I scrutinized the painting for signs of fakery, but quickly realized the futility of doing so.  All I could say for certain was that the painting was fairly weatherbeaten, with a water stain at the top and numerous little nicks and tears in the yellowing rice paper.  But it was in decent enough condition, and it did have a certain weathered appeal.  The goateed decorator on my left shoulder prodded me with his pitchfork.

In minutes the deal was done.  I spent a good bit more than I had intended, but not so much as to violate the Satisfaction Principle.  I made straight to the post office to mail my goodies home.

The postal worker took one look at the items and dug out his dictionary.  Shaking his head, he pointed to the phrase “historical relics.”

Digging out my dictionary, I pointed to the word “fake.”

He flipped a few pages and pointed to the word “receipt.”

Receipts?  For a bunch of fifty-cent items bought off blankets at an outdoor market? 

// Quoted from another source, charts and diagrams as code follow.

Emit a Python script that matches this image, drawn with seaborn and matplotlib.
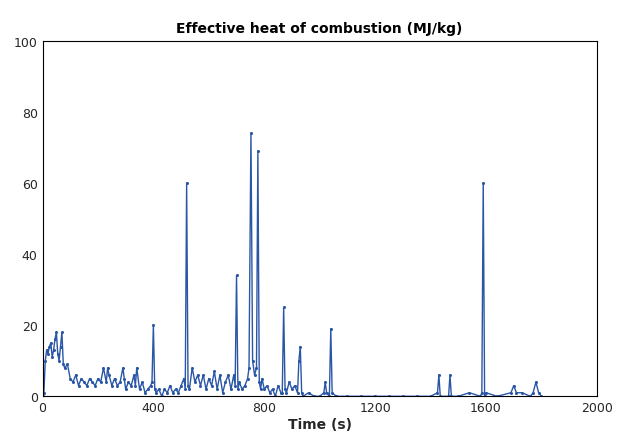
import matplotlib
matplotlib.use("Agg")
import matplotlib.pyplot as plt
import seaborn as sns
import pandas as pd

# (time s, effective heat MJ/kg)
points = [
    (0, 0), (5, 1), (10, 10), (15, 13), (20, 12), (25, 14), (30, 15), (35, 11), (40, 13), (45, 16),
    (50, 18), (55, 12), (60, 10), (65, 14), (70, 18), (75, 9), (80, 8), (90, 9), (100, 5), (110, 4),
    (120, 6), (130, 3), (140, 5), (150, 4), (160, 3), (170, 5), (180, 4), (190, 3), (200, 5), (210, 4),
    (220, 8), (230, 4), (235, 8), (240, 6), (250, 3), (260, 5), (270, 3), (280, 4), (290, 8), (295, 5),
    (300, 2), (310, 4), (320, 3), (330, 6), (335, 3), (340, 8), (350, 2), (360, 4), (370, 1), (380, 2),
    (390, 3), (395, 4), (400, 20), (405, 2), (410, 1), (420, 2), (430, 0), (440, 2), (450, 1), (460, 3),
    (470, 1), (480, 2), (490, 1), (500, 3), (510, 5), (515, 2), (520, 60), (525, 3), (530, 2), (540, 8),
    (550, 4), (560, 6), (570, 3), (580, 6), (590, 2), (600, 5), (610, 3), (620, 7), (630, 2), (640, 6),
    (650, 1), (660, 4), (670, 6), (680, 2), (690, 6), (695, 3), (700, 34), (705, 2), (710, 4), (720, 2),
    (730, 3), (740, 5), (745, 8), (752, 74), (758, 10), (765, 6), (772, 8), (777, 69), (782, 4), (787, 2),
    (792, 5), (800, 2), (810, 3), (820, 1), (830, 2), (840, 0), (850, 3), (860, 1), (865, 1), (870, 25),
    (875, 2), (880, 1), (890, 4), (900, 2), (910, 3), (920, 1), (925, 10), (930, 14), (935, 1), (940, 0),
    (960, 1), (980, 0), (1000, 0), (1015, 1), (1020, 4), (1025, 1), (1035, 0), (1040, 19), (1045, 1),
    (1060, 0), (1100, 0), (1150, 0), (1200, 0), (1250, 0), (1300, 0), (1350, 0), (1400, 0), (1425, 1),
    (1430, 6), (1435, 0), (1465, 0), (1470, 6), (1475, 0), (1500, 0), (1540, 1), (1580, 0), (1585, 1),
    (1590, 60), (1595, 0), (1600, 1), (1640, 0), (1690, 1), (1700, 3), (1710, 1), (1730, 1), (1760, 0),
    (1770, 1), (1780, 4), (1790, 1), (1800, 0),
]
time_s = [p[0] for p in points]
heat_mjkg = [p[1] for p in points]

df = pd.DataFrame({"t": time_s, "h": heat_mjkg})
sns.set_style("white")
fig, ax = plt.subplots(figsize=(6.25, 4.39), dpi=100)
sns.lineplot(data=df, x="t", y="h", ax=ax, color="#2a56a6", linewidth=1.0,
             marker="o", markersize=2.2, markeredgewidth=0)
ax.set_xlim(0, 2000)
ax.set_ylim(0, 100)
ax.set_xticks([0, 400, 800, 1200, 1600, 2000])
ax.set_yticks([0, 20, 40, 60, 80, 100])
ax.set_xlabel("Time (s)", fontweight="bold", fontsize=10, labelpad=2)
ax.set_ylabel("")
ax.set_title("Effective heat of combustion (MJ/kg)", fontweight="bold", fontsize=10, color="black")
ax.tick_params(labelsize=9, length=3, direction="in")
for s in ax.spines.values():
    s.set_color("black"); s.set_linewidth(0.8)
plt.subplots_adjust(left=0.068, right=0.955, top=0.905, bottom=0.095)
fig.savefig("out.png")
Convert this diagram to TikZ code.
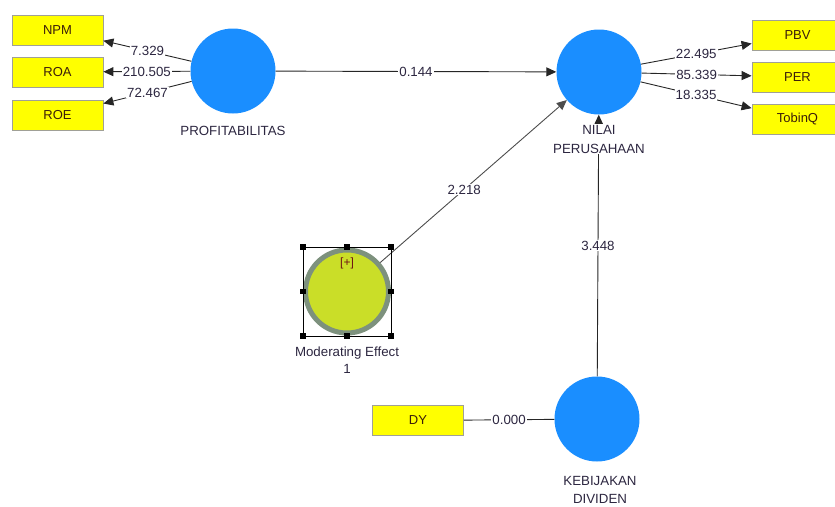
\documentclass[tikz,border=0pt]{standalone}
\usepackage{fontspec}
\setmainfont{Liberation Sans}
\usetikzlibrary{arrows.meta}
\definecolor{lvblue}{RGB}{26,142,255}
\definecolor{indyel}{RGB}{255,255,0}
\definecolor{indborder}{RGB}{160,160,150}
\definecolor{boxtext}{RGB}{60,30,10}
\definecolor{labtext}{RGB}{44,38,64}
\definecolor{modfill}{RGB}{202,222,40}
\definecolor{modring}{RGB}{125,145,125}
\definecolor{plusred}{RGB}{110,20,20}
\begin{document}
\begin{tikzpicture}[x=1pt,y=-1pt,
  lv/.style={circle, fill=lvblue, minimum size=85pt, inner sep=0pt},
  ind/.style={rectangle, fill=indyel, draw=indborder, line width=0.8pt, minimum width=91pt, minimum height=30pt, inner sep=0pt, text=boxtext, font=\fontsize{13}{15}\selectfont},
  wt/.style={fill=white, inner sep=1pt, text=labtext, font=\fontsize{13.3}{15}\selectfont},
  arr/.style={draw=black!85, line width=0.9pt, -{Triangle[length=10pt,width=9pt]}},
  plain/.style={draw=black!85, line width=0.9pt},
  lab/.style={text=labtext, align=center, inner sep=1pt, font=\fontsize{13.3}{19}\selectfont},
  handle/.style={fill=black, minimum size=5.5pt, inner sep=0pt, rectangle}
]
\useasboundingbox (0,0) rectangle (835,506);
\clip (0,0) rectangle (835,506);

% latent variables
\node[lv] (prof) at (233,71) {};
\node[lv] (nilai) at (599,72) {};
\node[lv] (kebij) at (597,419) {};
\node[circle, fill=modfill, draw=modring, line width=5pt, minimum size=83pt, inner sep=0pt] (mod) at (347,291.5) {};

% indicators
\node[ind] (npm) at (57.5,30) {NPM};
\node[ind] (roa) at (57.5,72) {ROA};
\node[ind] (roe) at (57.5,115) {ROE};
\node[ind] (pbv) at (797.5,35) {PBV};
\node[ind] (per) at (797.5,77) {PER};
\node[ind] (tobin) at (797.5,119) {TobinQ};
\node[ind] (dy) at (418,420.5) {DY};

% outer loadings
\draw[arr] (prof) -- node[wt]{7.329} (npm);
\draw[arr] (prof) -- node[wt]{210.505} (roa);
\draw[arr] (prof) -- node[wt]{72.467} (roe);
\draw[arr] (nilai) -- node[wt]{22.495} (pbv);
\draw[arr] (nilai) -- node[wt]{85.339} (per);
\draw[arr] (nilai) -- node[wt]{18.335} (tobin);
\draw[plain] (dy) -- node[wt]{0.000} (kebij);

% structural paths
\draw[arr] (prof) -- node[wt]{0.144} (nilai);
\draw[arr, draw=black!70] (mod) -- node[wt, pos=0.45]{2.218} (nilai);
\draw[arr] (kebij) -- node[wt]{3.448} (nilai);

% selection frame on moderating effect
\draw[black, line width=0.8pt] (303,247) rectangle (391,336);
\foreach \hx/\hy [count=\i] in {303/247,347/247,391/247,303/291.5,391/291.5,303/336,347/336,391/336}
  \node[handle] (h\i) at (\hx,\hy) {};
\node[text=plusred, font=\fontsize{12}{14}\selectfont] (plus) at (347,263) {[+]};

% labels
\node[lab, anchor=north] (proflab) at (233,125) {PROFITABILITAS};
\node[lab, fill=white, anchor=north] (nilailab) at (599,124) {NILAI\\PERUSAHAAN};
\node[lab, anchor=north, font=\fontsize{13.3}{17}\selectfont] (modlab) at (347,346) {Moderating Effect\\1};
\node[lab, anchor=north, font=\fontsize{13.3}{18}\selectfont] (kebijlab) at (600,475) {KEBIJAKAN\\DIVIDEN};
\end{tikzpicture}
\end{document}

“Don’t be such a dickhead,” I said.  In English.  While smiling.  Then I packed up my ancient treasures and headed back to the hotel.

So now I’m toting a load of “historical relics” around China, including a six-foot “Qing-Dynasty” scroll, wondering how the hell I’m going to sneak these items out of the country.  If I can get everything to Bangkok, I’m probably safe.  I only hope the airport security guards are either complete philistines or sophisticated enough to know bad forgeries when they see them.